There are a number of groups starting to use the concepts of gamification to encourage health promoting activities.  And, there is a lot of hoopla being created around using technology platforms to make gaming a part of employers’ health strategies, with 60% of employers planning to add gamified health strategies in 2013.  However, most of these groups are only using small pieces of the total package that gamification, and other psychological research, includes; and sometimes, are even using pieces that are inappropriate, such as financial incentives and gimmicks, which directly undermine the value of the game itself.  But maybe there are better opportunities to correctly use the concepts of gamification, as well as the many other pieces of psychological research that we’ve covered in Health inSite, to create a total population health strategy at work; the first wellbeing program that actually pushes employees to challenge themselves, and each other, to become more healthy, rather than less ill.  In fact, MINES is doing just that.
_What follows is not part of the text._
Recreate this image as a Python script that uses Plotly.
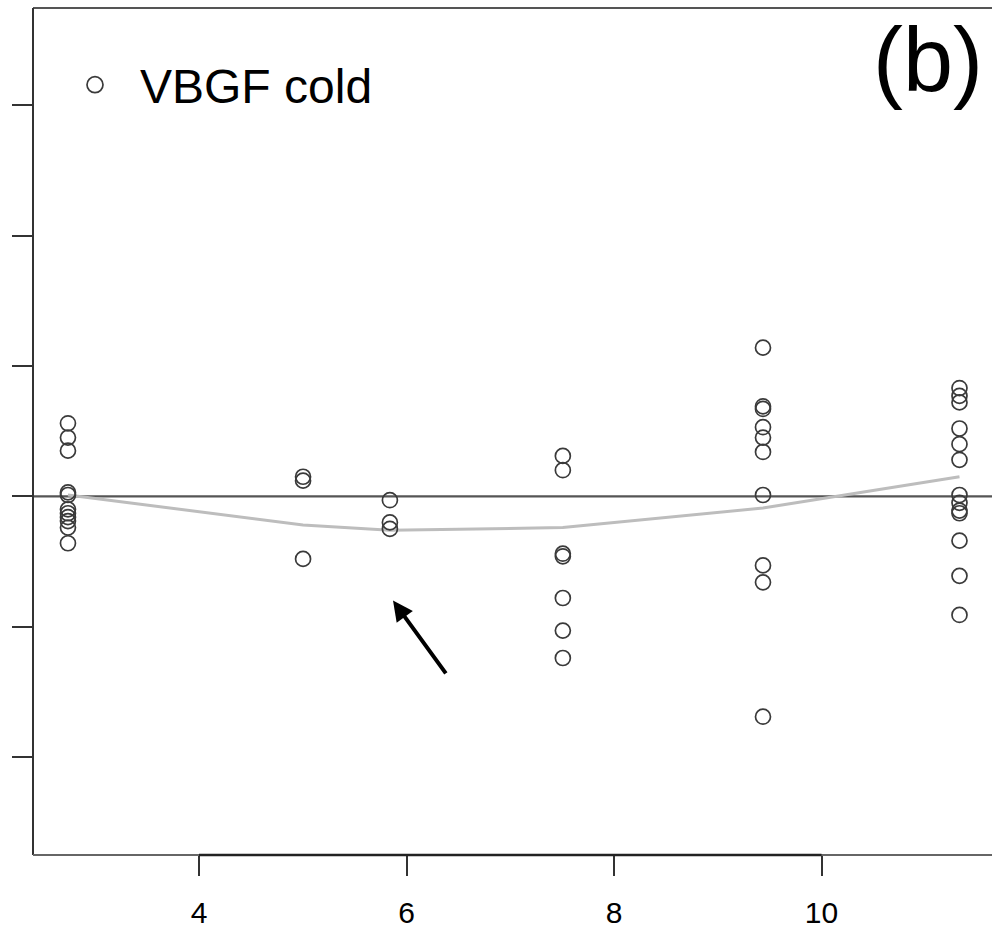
import plotly.graph_objects as go

# ---- data ----
x_groups = [2.737, 5.003, 5.84, 7.507, 9.436, 11.33]
y_g1 = [0.56, 0.45, 0.35, 0.03, 0.01, -0.10, -0.13, -0.16, -0.19, -0.24, -0.36]
y_g2 = [0.15, 0.12, -0.48]
y_g3 = [-0.03, -0.20, -0.25]
y_g4 = [0.31, 0.20, -0.44, -0.46, -0.78, -1.03, -1.24]
y_g5 = [1.14, 0.69, 0.67, 0.53, 0.45, 0.34, 0.01, -0.53, -0.66, -1.69]
y_g6 = [0.83, 0.77, 0.72, 0.52, 0.40, 0.28, 0.01, -0.05, -0.11, -0.13, -0.34, -0.61, -0.91]
smooth_y = [0.01, -0.22, -0.26, -0.24, -0.09, 0.15]

ytick_vals = [-2, -1, 0, 1, 2, 3]
xtick_vals = [4, 6, 8, 10]
xtick_text = ["4", "6", "8", "10"]
legend_label = "VBGF cold"
panel_label = "(b)"
arrow_head = (5.87, -0.80)
arrow_tail = (6.39, -1.37)

groups = [y_g1, y_g2, y_g3, y_g4, y_g5, y_g6]
xs, ys = [], []
for gx, gy in zip(x_groups, groups):
    xs += [gx] * len(gy)
    ys += gy

FONT = "Liberation Sans, Arial, sans-serif"
W, H = 992, 931
ML, MR, MT, MB = 33, 0, 8, 76
px_per_x = 103.75
x0 = 4 - (199 - ML) / px_per_x
x1 = x0 + (W - ML - MR) / px_per_x
px_per_y = 130.4
zero_px = 496.3
y_top = (zero_px - MT) / px_per_y
y_bot = -(H - MB - zero_px) / px_per_y

fig = go.Figure()
fig.add_trace(go.Scatter(
    x=x_groups, y=smooth_y, mode="lines",
    line=dict(color="#bdbdbd", width=3), showlegend=False, hoverinfo="skip"))
fig.add_trace(go.Scatter(
    x=xs, y=ys, mode="markers", name=legend_label, showlegend=False,
    marker=dict(symbol="circle-open", size=15, color="#3a3a3a",
                line=dict(width=1.7, color="#3a3a3a"))))
# legend entry only
fig.add_trace(go.Scatter(
    x=[None], y=[None], mode="markers", name=legend_label, showlegend=True,
    marker=dict(symbol="circle-open", size=16, color="#3a3a3a",
                line=dict(width=1.7, color="#3a3a3a"))))

shapes = [
    dict(type="line", xref="paper", yref="y", x0=0, x1=1, y0=0, y1=0,
         line=dict(color="#555555", width=2.2), layer="below"),
    dict(type="line", xref="paper", yref="paper", x0=0, x1=1, y0=1, y1=1,
         line=dict(color="#555555", width=2)),
    dict(type="line", xref="paper", yref="paper", x0=0, x1=0, y0=0, y1=1,
         line=dict(color="#333333", width=2)),
    dict(type="line", xref="paper", yref="paper", x0=0, x1=1, y0=0, y1=0,
         line=dict(color="#666666", width=2)),
    dict(type="line", xref="x", yref="paper", x0=xtick_vals[0], x1=xtick_vals[-1],
         y0=0, y1=0, line=dict(color="#222222", width=2.4)),
]

fig.update_layout(
    width=W, height=H,
    margin=dict(l=ML, r=MR, t=MT, b=MB, pad=0, autoexpand=False),
    paper_bgcolor="white", plot_bgcolor="white",
    font=dict(family=FONT, color="black"),
    shapes=shapes,
    showlegend=True,
    legend=dict(x=(50 - ML) / (W - ML - MR), y=1 - (85 - MT) / (H - MT - MB),
                xanchor="left", yanchor="middle", bgcolor="rgba(0,0,0,0)",
                font=dict(size=48, family=FONT, color="black"),
                itemwidth=80, borderwidth=0, itemsizing="trace"),
    xaxis=dict(range=[x0, x1], tickvals=xtick_vals, ticktext=xtick_text,
               ticks="outside", ticklen=20, tickwidth=2, tickcolor="#333333",
               showgrid=False, zeroline=False, showline=False, automargin=False,
               tickfont=dict(size=30, family=FONT, color="black"),
               ticklabelstandoff=11),
    yaxis=dict(range=[y_bot, y_top], tickvals=ytick_vals,
               ticks="outside", ticklen=20, tickwidth=2, tickcolor="#333333",
               showticklabels=False, showgrid=False, zeroline=False, showline=False,
               automargin=False),
    annotations=[
        dict(x=arrow_head[0], y=arrow_head[1], ax=arrow_tail[0], ay=arrow_tail[1],
             xref="x", yref="y", axref="x", ayref="y", text="", showarrow=True,
             arrowhead=2, arrowsize=1.0, arrowwidth=4, arrowcolor="black"),
        dict(x=(928 - ML) / (W - ML - MR), y=1 - (60 - MT) / (H - MT - MB),
             xref="paper", yref="paper",
             text=panel_label, showarrow=False, xanchor="center", yanchor="middle",
             font=dict(size=90, family=FONT, color="black")),
    ],
)

fig.write_html("out.html")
It takes more than a website to do this – including focus on using the resources available to a company’s natural habitat, the worksite, to engage employees during the 40 hour work week, and more, by creating a story.  As described in the burgeoning world of Alternate Reality Games and Transmedia Storytelling, the ability to tell a cooperative narrative – on and offline – among those with which you work is an opportunity to actively create health, the benchmark of Salutogenesis.  When you have many platforms for engaging in this storytelling, you increase the modes of access to actively engage all employees where they are, rather than forcing them into a platform that they may not be comfortable with, or is not ideal for their way of engaging in their health generating behaviors.  This is done by asking for participation in the developing story that is experienced, rather than simply viewed.  Imagine, rather than passively hearing or reading what someone needs to do to fight diabetes, or other chronic health condition, or even simply drop a couple of pounds, each person can create opportunities for their fellow employees to actively and interactively challenge one another in the course of an unfolding story.  This makes health promotion participatory and engaging.

We’re focused on creating the health generating plan of the future and want to share it with you.  In the meantime, maybe you’re already starting to embark on this grand adventure in your own ways.  What do you do at work that helps make people healthier?